//===- SVals.h - Abstract Values for Static Analysis ------------*- C++ -*-===//
//
// Part of the LLVM Project, under the Apache License v2.0 with LLVM Exceptions.
// See https://llvm.org/LICENSE.txt for license information.
// SPDX-License-Identifier: Apache-2.0 WITH LLVM-exception
//
//===----------------------------------------------------------------------===//
//
// This file defines SVal, Loc, and NonLoc, classes that represent
// abstract r-values for use with path-sensitive value tracking.
//
//===----------------------------------------------------------------------===//
#ifndef LLVM_CLANG_STATICANALYZER_CORE_PATHSENSITIVE_SVALS_H
#define LLVM_CLANG_STATICANALYZER_CORE_PATHSENSITIVE_SVALS_H
#include "clang/AST/Expr.h"
#include "clang/AST/Type.h"
#include "clang/Basic/LLVM.h"
#include "clang/StaticAnalyzer/Core/PathSensitive/SymExpr.h"

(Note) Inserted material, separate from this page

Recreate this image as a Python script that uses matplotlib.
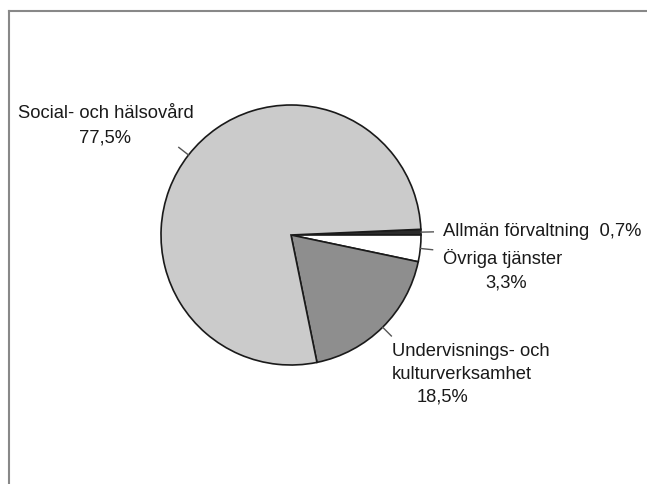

#include "llvm/ADT/FoldingSet.h"
#include "llvm/ADT/ImmutableList.h"
#include "llvm/ADT/PointerUnion.h"
#include "llvm/Support/Casting.h"
#include <cassert>
#include <cstdint>
#include <optional>
#include <utility>
//==------------------------------------------------------------------------==//
// Base SVal types.
//==------------------------------------------------------------------------==//
namespace clang {
class CXXBaseSpecifier;
class FunctionDecl;
class LabelDecl;
namespace ento {
class CompoundValData;
class LazyCompoundValData;
class MemRegion;
class PointerToMemberData;
class SValBuilder;
class TypedValueRegion;
namespace nonloc {
/// Sub-kinds for NonLoc values.
enum Kind {
#define NONLOC_SVAL(Id, Parent) Id ## Kind,
#include "clang/StaticAnalyzer/Core/PathSensitive/SVals.def"
};
} // namespace nonloc
namespace loc {
/// Sub-kinds for Loc values.
enum Kind {
#define LOC_SVAL(Id, Parent) Id ## Kind,
#include "clang/StaticAnalyzer/Core/PathSensitive/SVals.def"
};
} // namespace loc
/// SVal - This represents a symbolic expression, which can be either
/// an L-value or an R-value.
///
class SVal {
public:
enum BaseKind {
// The enumerators must be representable using 2 bits.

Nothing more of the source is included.